DAZ aktuell

Arzneimittelexporte: Kein Grund für "Mitleidskampagnen"

BERLIN (ks). Viele Arzneimittel sind im Ausland preiswerter als in Deutschland. Davon sollen auch die hiesigen Krankenkassen etwas haben. Daher müssen Apotheker bereits seit Jahren eine Importquote erfüllen. Doch es gibt auch Präparate, die in anderen EU-Staaten teurer sind als in Deutschland. Manch ein Apotheker nutzt diesen Umstand, indem er sich durch Exporte ein "stabiles zweites Standbein" schafft, meldet nun der "Spiegel" in seiner neuesten Ausgabe. Die Folge: In Deutschland drohen Medikamente knapp zu werden.

Die DAZ hatte im Januar über eine Umfrage des Hessischen Apothekerverbandes (HAV) unter seinen Mitgliedern berichtet, wonach Ende 2005 einige Arzneimittel weder vom Großhandel noch vom Hersteller lieferbar waren (siehe DAZ Nr. 4/2006, S. 3 und S. 27). Betroffen waren unter anderem Präparate des Herstellers Pfizer. Offenbar wurden diese für den deutschen Markt bestimmten Medikamente von einigen Apotheken aufgekauft, um sie gewinnbringend zu exportieren – etwa nach Großbritannien. Den Herstellern missfällt dies. Sie weigern sich, ihre Produktion zu erhöhen, und so muss manch ein deutscher Kassenpatient auf sein Präparat verzichten. Der HAV schrieb daher die Aufsichtsbehörde an, um zu prüfen, ob ein aufsichtsrechtliches Einschreiten geboten ist. DAZ-Chefredakteur Peter Ditzel wertete derartige Exporte als legal, aber "recht unethisch" im Sinne der Versorgungssicherheit und der Patienten. Für einen Spiegel-Redakteur war dies ein Anlass, das Thema in eine breitere Öffentlichkeit zu bringen. Er berichtet von Briefen des Arzneimittel-Im- und Exporteurs A.C.A. Müller vom vergangenen Januar an seine Geschäftspartner. In diesen werde Apothekern der Export schmackhaft gemacht und Empfehlungen gegeben, wie das Geschäft abgewickelt werden kann, ohne dass Großhändler und Hersteller misstrauisch werden. So sollte immer nur "in 3er, maximal 5er Mengen" bestellt werden. Die Gewinnmarge der Apotheker, so A.C.A. Müller, sorge für ein "stabiles zweites Standbein".

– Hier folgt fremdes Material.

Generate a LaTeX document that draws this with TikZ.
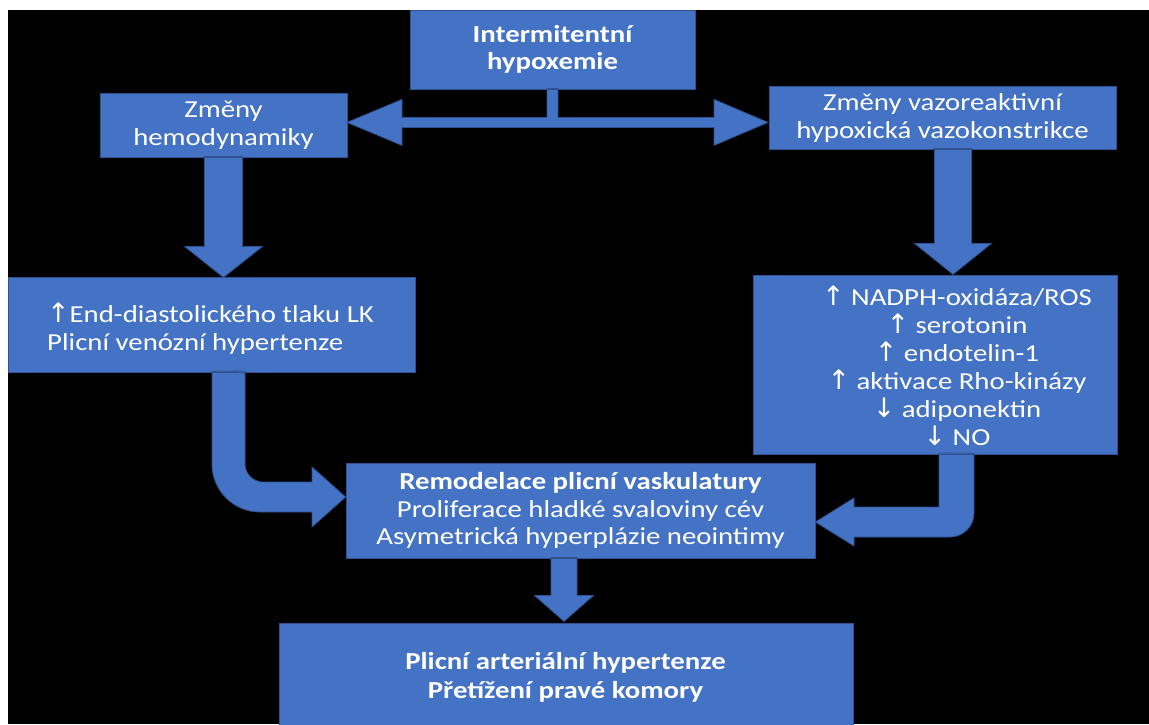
\documentclass[tikz,border=0pt]{standalone}
\usepackage{fontspec}
\setmainfont{Carlito}[FakeStretch=1.18]
\newfontfamily\arr{DejaVu Sans}[Scale=1.1]
\usetikzlibrary{calc}
\definecolor{ofblue}{HTML}{4472C4}
\definecolor{ofedge}{HTML}{2F528F}
\begin{document}
\begin{tikzpicture}[x=1pt,y=-1pt,
  box/.style={fill=ofblue, draw=ofedge, line width=0.8pt, text=white, align=center, inner sep=0pt,
    font=\fontsize{24.4}{28}\selectfont},
  boldbox/.style={box, font=\fontsize{24.4}{27.5}\selectfont\bfseries},
  blk/.style={fill=ofblue, draw=ofedge, line width=0.8pt},
  lbl/.style={text=white, inner sep=0pt, font=\fontsize{24.4}{28}\selectfont}]
\useasboundingbox (0,0) rectangle (1149,724);
\fill[white] (0,0) rectangle (1149,724);
\fill[black] (8,10) rectangle (1149,724);

\coordinate (ptop) at (552.5,49.5);
\coordinate (phemo) at (223.5,125);
\coordinate (pvazo) at (942.5,117.5);
\coordinate (plk) at (211.5,324.5);
\coordinate (pnad) at (935,364.5);
\coordinate (prem) at (580.5,510.5);
\coordinate (ppah) at (566,681);

\node[box, minimum width=285pt, minimum height=79pt, font=\fontsize{24.4}{27}\selectfont\bfseries] (top) at (ptop) {Intermitentní\\hypoxemie};
\node[box, minimum width=247pt, minimum height=64pt] (hemo) at (phemo) {Změny\\hemodynamiky};
\node[box, minimum width=347pt, minimum height=63pt] (vazo) at (pvazo) {Změny vazoreaktivní\\hypoxická vazokonstrikce};
\node[box, minimum width=407pt, minimum height=95pt] (lk) at (plk) {};
\node[box, minimum width=364pt, minimum height=179pt] (nad) at (pnad) {};
\node[box, minimum width=469pt, minimum height=95pt, font=\fontsize{24.4}{27.5}\selectfont] (rem) at (prem) {\textbf{Remodelace plicní vaskulatury}\\Proliferace hladké svaloviny cév\\Asymetrická hyperplázie neointimy};
\node[boldbox, minimum width=574pt, minimum height=116pt] (pah) at (ppah) {};

% block arrows
\filldraw[blk] ($(top.south)+(-5.5,-1)$) -- ++(0,29) -- ++(-145,0) -- ++(0,-18) -- ++(-55,23)
  -- ++(55,23) -- ++(0,-18) -- ++(312,0) -- ++(0,18) -- ++(54,-23) -- ++(-54,-23) -- ++(0,18)
  -- ++(-156,0) -- ++(0,-29) -- cycle;
\filldraw[blk] ($(hemo.south)+(-19,-1)$) -- ++(0,90) -- ++(-20,0) -- ++(39,31) -- ++(39,-31)
  -- ++(-20,0) -- ++(0,-90) -- cycle;
\filldraw[blk] ($(vazo.south)+(-8,-1)$) -- ++(0,95) -- ++(-20,0) -- ++(38.5,31) -- ++(38.5,-31)
  -- ++(-20,0) -- ++(0,-95) -- cycle;
\filldraw[blk] ($(lk.south)+(0.5,-1)$) -- (212,464) .. controls (212,490.5) and (233.5,512) .. (260,512)
  -- (312,512) -- (312,527) -- (rem.west |- 0,497) -- (312,467) -- (312,482) -- (263,482)
  .. controls (253.1,482) and (245,473.9) .. (245,464) -- (245,371) -- cycle;
\filldraw[blk] ($(nad.south)+(39,-1)$) -- (974,513) .. controls (974,526.25) and (963.25,537) .. (950,537)
  -- (854,537) -- (854,546) -- (rem.east |- 0,522) -- (854,498) -- (854,507) -- (939,507)
  -- (939,453) -- cycle;
\filldraw[blk] ($(rem.south)+(-29.5,-1)$) -- ++(0,38) -- ++(-16.5,0) -- ++(29.5,26) -- ++(29.5,-26)
  -- ++(-16.5,0) -- ++(0,-38) -- cycle;

% redraw box outlines over arrow joins
\draw[ofedge, line width=0.8pt] (top.south west) -- (top.south east);
\draw[ofedge, line width=0.8pt] (hemo.south west) -- (hemo.south east);
\draw[ofedge, line width=0.8pt] (vazo.south west) -- (vazo.south east);
\draw[ofedge, line width=0.8pt] (lk.south west) -- (lk.south east);
\draw[ofedge, line width=0.8pt] (nad.south west) -- (nad.south east);
\draw[ofedge, line width=0.8pt] (rem.south west) -- (rem.south east);

% texts
\node[lbl, anchor=west, align=left] (lktext) at (47,329) {{\arr ↑}End-diastolického tlaku LK\\Plicní venózní hypertenze};
\node[lbl, align=center] (nadtext) at (957,365.5) {{\arr ↑} NADPH-oxidáza/ROS\\{\arr ↑} serotonin\\{\arr ↑} endotelin-1\\{\arr ↑} aktivace Rho-kinázy\\{\arr ↓} adiponektin\\{\arr ↓} NO};
\node[lbl, align=center, font=\fontsize{24.4}{29}\selectfont\bfseries] (pahtext) at (565.5,677.5) {Plicní arteriální hypertenze\\Přetížení pravé komory};
\end{tikzpicture}
\end{document}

Verwaltung und Politik scheinen diesen Auswüchsen nicht viel Bedeutung beizumessen. Der HAV hörte bislang nichts von der Aufsichtsbehörde und auch dem Bundesgesundheitsministerium ist über Engpässe in der Arzneimittelversorgung "nichts bekannt". Eine Ministeriumssprecherin sagte der DAZ, für "Mitleidskampagnen der Hersteller" bestehe kein Anlass. Die Industrie habe es selbst in der Hand, durch ihre Preispolitik solche Exporte zu unterbinden. Auch für Apotheker, die auf solche Nebengeschäfte ausweichen, habe man kein Verständnis. Schließlich verdienten diese dank ihres staatlich verordneten Fix-Honorars weiterhin "nicht schlecht", so die Sprecherin.